The other day I visited a friend whose adult son is receiving intense medical treatment for bipolar disorder. I like him. We met several times over the years. He asked me where I had been, he hadn’t seen me in a while. I told him about the cancer. He asked how Steve is. I replied that Steve passed away and told him the story. He asked when it was. I answered that it happened 15 months ago. He responded with, “Oh, that is quite a long time ago”.
I sat there on the comfy sofa, astonished. Dumbstruck. Took a long slow breath. Silence in my whole being. A thunderbolt. There and then it hit me that yes, it is quite a long time ago. Period. No judgment, no attachment, just a fact. Unconditionally spoken.
I could not have received this sentence from anyone else.
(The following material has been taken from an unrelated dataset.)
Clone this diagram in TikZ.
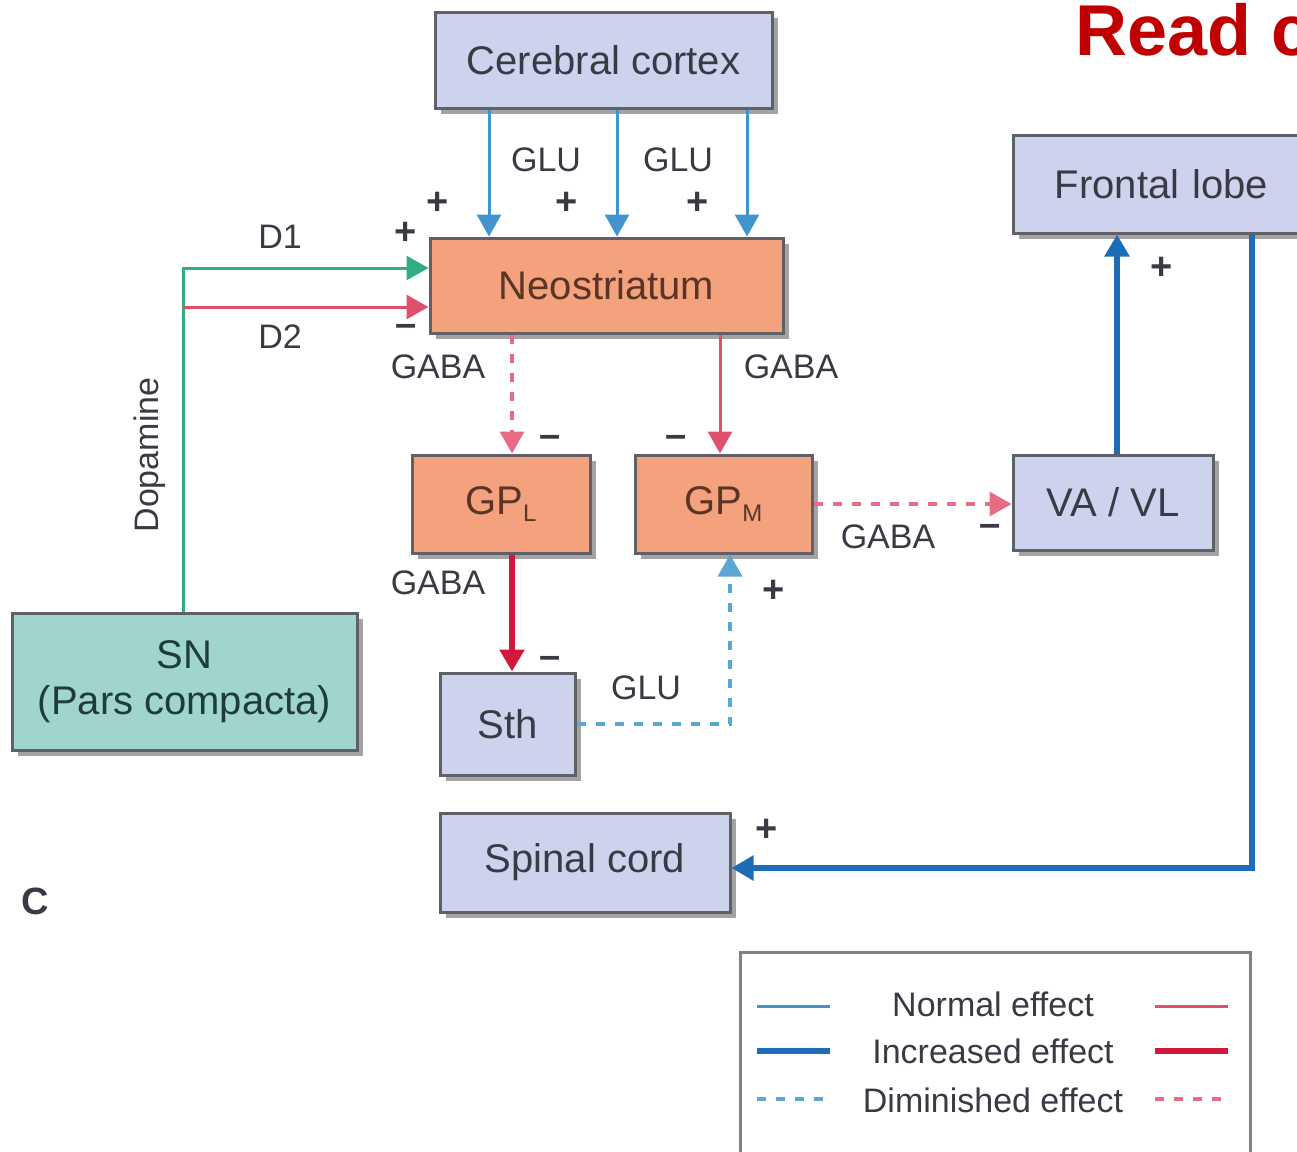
\documentclass[tikz,border=0pt]{standalone}
\usepackage{fontspec}
\setmainfont{Liberation Sans}
\usetikzlibrary{arrows.meta,shadows,calc}
\definecolor{lav}{HTML}{CDD3EC}
\definecolor{salmon}{HTML}{F4A27E}
\definecolor{teal}{HTML}{A0D5CD}
\definecolor{txtgray}{HTML}{3A3A44}
\definecolor{txtbrown}{HTML}{5A3424}
\definecolor{txtteal}{HTML}{1E3C3C}
\definecolor{bordgray}{HTML}{606068}
\definecolor{nblue}{HTML}{3F95CC}
\definecolor{iblue}{HTML}{1C6DB6}
\definecolor{dblue}{HTML}{5AA6D4}
\definecolor{ngreen}{HTML}{2FAE82}
\definecolor{nred}{HTML}{E0506C}
\definecolor{ired}{HTML}{D2173C}
\definecolor{dred}{HTML}{E86A84}
\definecolor{readred}{HTML}{C00000}
\newcommand{\bigfont}{\fontsize{40}{46}\selectfont}
\newcommand{\labfont}{\fontsize{34}{38}\selectfont}
\newcommand{\mysub}[1]{\raisebox{-0.35ex}{\fontsize{24}{24}\selectfont #1}}
\tikzset{
  box/.style={draw=bordgray, line width=3pt, inner sep=0pt,
    drop shadow={shadow xshift=6pt, shadow yshift=-6pt, fill=black!45, opacity=0.8},
    font=\bigfont, align=center},
  lavbox/.style={box, fill=lav, text=txtgray},
  salbox/.style={box, fill=salmon, text=txtbrown},
  tealbox/.style={box, fill=teal, text=txtteal},
  lab/.style={font=\labfont, text=txtgray, inner sep=0pt},
  sign/.style={font=\fontsize{38}{38}\selectfont\bfseries, text=txtgray, inner sep=0pt},
  tipA/.style={-{Triangle[width=24pt,length=22pt]}},
  nb/.style={nblue, line width=3pt, tipA},
  ib/.style={iblue, line width=6pt, tipA},
  db/.style={dblue, line width=3.5pt, dash pattern=on 9pt off 10pt, tipA},
  nr/.style={nred, line width=3pt, tipA},
  ir/.style={ired, line width=5.5pt, tipA},
  dr/.style={dred, line width=3.5pt, dash pattern=on 9pt off 10pt, tipA},
  ng/.style={ngreen, line width=3pt, tipA},
}
\begin{document}
\begin{tikzpicture}[x=1pt,y=-1pt]
\useasboundingbox (0,0) rectangle (1297,1151);

% boxes
\node[lavbox, minimum width=337pt, minimum height=96pt] (cortex) at (603.5,60) {Cerebral cortex};
\node[salbox, minimum width=353pt, minimum height=95pt] (neo) at (606.5,285.5) {Neostriatum};
\node[salbox, minimum width=178pt, minimum height=98pt] (gpl) at (501,504) {GP\mysub{L}};
\node[salbox, minimum width=177pt, minimum height=98pt] (gpm) at (723.5,504) {GP\mysub{M}};
\node[lavbox, minimum width=200pt, minimum height=95pt] (vavl) at (1113,502.5) {VA / VL};
\node[lavbox, minimum width=297pt, minimum height=98pt, text width=297pt, align=center] (frontal) at (1161.5,184) {Frontal lobe};
\node[tealbox, minimum width=345pt, minimum height=137pt] (sn) at (184.5,681.5) {SN\\[0pt](Pars compacta)};
\node[lavbox, minimum width=135pt, minimum height=102pt] (sth) at (507.5,724) {Sth};
\node[lavbox, minimum width=290pt, minimum height=99pt] (spinal) at (585,862.5) {Spinal cord};

% cortex -> neostriatum
\draw[nb] ([xshift=-114.5pt]cortex.south) -- ([xshift=-114.5pt]cortex.south |- neo.north);
\draw[nb] ([xshift=13.5pt]cortex.south) -- ([xshift=13.5pt]cortex.south |- neo.north);
\draw[nb] ([xshift=143.5pt]cortex.south) -- ([xshift=143.5pt]cortex.south |- neo.north);
\node[lab] (glu1) at (546,160) {GLU};
\node[lab] (glu2) at (678,160) {GLU};
\node[sign] (p1) at (438,203) {+};
\node[sign] (p2) at (567,203) {+};
\node[sign] (p3) at (698,203) {+};

% dopamine
\coordinate (d2s) at (183,307);
\draw[ng] ([xshift=-1.5pt]sn.north) |- ([yshift=17.5pt]neo.west);
\draw[nr] (d2s) -- (d2s -| neo.west);
\node[lab] (d1) at (280,237) {D1};
\node[lab] (d2) at (280,337) {D2};
\node[sign] (p4) at (406,233) {+};
\node[sign] (m1) at (406,330) {–};
\node[lab, rotate=90] (dop) at (150,455) {Dopamine};

% neo -> GPL / GPM
\draw[dr] ([xshift=11pt]gpl.north |- neo.south) -- ([xshift=11pt]gpl.north);
\node[lab] (gaba1) at (438,367) {GABA};
\node[sign] (m2) at (550,441) {–};
\draw[nr] ([xshift=-3.5pt]gpm.north |- neo.south) -- ([xshift=-3.5pt]gpm.north);
\node[lab] (gaba2) at (791,367) {GABA};
\node[sign] (m3) at (676,441) {–};

% GPL -> Sth
\draw[ir] ([xshift=11pt]gpl.south) -- ([xshift=11pt]gpl.south |- sth.north);
\node[lab] (gaba3) at (438,583) {GABA};
\node[sign] (m4) at (550,662) {–};

% Sth -> GPM
\draw[db] (sth.east) -| ([xshift=6.5pt]gpm.south);
\node[lab] (glu3) at (646,688) {GLU};
\node[sign] (p5) at (774,591) {+};

% GPM -> VA/VL
\draw[dr] (gpm.east) -- (gpm.east -| vavl.west);
\node[lab] (gaba4) at (888,537) {GABA};
\node[sign] (m5) at (990,530) {–};

% VA/VL -> frontal
\draw[ib] ([xshift=4pt]vavl.north) -- ([xshift=4pt]vavl.north |- frontal.south);
\node[sign] (p6) at (1162,268) {+};

% frontal -> spinal
\draw[ib] ([xshift=90.5pt]frontal.south) |- ([yshift=-5.5pt]spinal.east);
\node[sign] (p7) at (767,830) {+};

% panel label
\node[font=\fontsize{38}{38}\selectfont\bfseries, text=txtgray, inner sep=0pt] (clab) at (35,901) {C};

% read text
\node[font=\fontsize{72}{72}\selectfont\bfseries, text=readred, inner sep=0pt, anchor=base west] (read) at (1075,55) {Read c};

% legend
\draw[bordgray!80, line width=3pt] (740,1170) -- (740,952) -- (1250,952) -- (1250,1170);
\draw[nblue, line width=3pt] (757,1006) -- (830,1006);
\draw[nred, line width=3pt] (1155,1006) -- (1228,1006);
\draw[iblue, line width=6pt] (757,1051) -- (830,1051);
\draw[ired, line width=6pt] (1155,1051) -- (1228,1051);
\draw[dblue, line width=3.5pt, dash pattern=on 9pt off 10pt] (757,1099) -- (830,1099);
\draw[dred, line width=3.5pt, dash pattern=on 9pt off 10pt] (1155,1099) -- (1228,1099);
\node[lab] (lg1) at (993,1004) {Normal effect};
\node[lab] (lg2) at (993,1051) {Increased effect};
\node[lab] (lg3) at (993,1100) {Diminished effect};
\end{tikzpicture}
\end{document}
Suddenly I felt so light. The burden of a bizarre time warp was lifted off my heart. The period of time since the cancer and Steve’s death had felt so NOW, so recent, so – just a couple of months. Certainly not over a year! When the young man made that statement, a veil dissolved. I felt better.
For the first time in ages I felt pure joy. I felt ok about being alive without Steve. I felt happy. Time somehow returned to normal. A strange, illuminating and certainly liberating experience.
Back in 1999, Steve and I named our signature introductory Tantra seminar “Timeless Loving“. This title now has a whole new meaning for me.